Arriesgarse a diario en tan estrecha legalidad es, sin embargo, el precio que debe pagar la oposición para hacer llegar su mensaje a una población sometida al diluvio de manipulaciones, medias verdaderas y burdas mentiras que muestran al gobierno de Uribe como el mejor de los posibles. Las encuestas que le dan al presidente un 70% de apoyo popular no resisten el menor análisis técnico; son en realidad montajes que arrojan los resultados deseados por quien las financia.

La izquierda propone la renuncia de Uribe y la reforma radical del país. Su fuerza parlamentaria es muy menguada y tan solo le queda como camino la movilización popular para generar un amplio movimiento de opinión que impida soluciones oligárquicas a la crisis. La izquierda considera que el escándalo de la “parapolítica” es tan solo una manifestación más de la profundas descomposición que sufre la sociedad colombiana y en consecuencia propone entre otras medidas un cambio de modelo económico, una reforma política, una nueva orientación en las relaciones exteriores, la modernización del estado, la reforma agraria y la solución negociada del conflicto bélico que azota al país desde siempre.
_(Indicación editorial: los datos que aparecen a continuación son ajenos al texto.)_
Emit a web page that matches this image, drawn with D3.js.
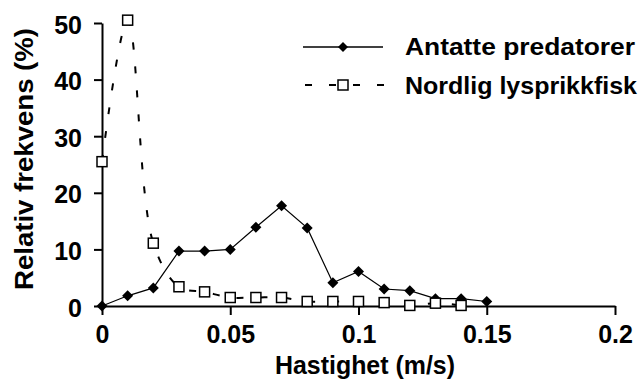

El movimiento guerrillero, apenas afectado por las campañas militares, propone salidas que no difieren esencialmente de las soluciones de la izquierda legal, una parte del liberalismo en la oposición y destacadas personalidades nacionales que entienden la necesidad de emprender una profunda transformación del país. Sin duda, se puede debatir sobre las reales posibilidades de un triunfo de los alzados en armas; pero con independencia de este interesante debate una cosa si resulta clara: no parece serio pensar en un arreglo político nacional con vocación de futuro ignorando la existencia de la guerrilla, confiando como hasta ahora en las soluciones militares o ilusionándose con engañar a los insurrectos, y a su base social con collares de oropel.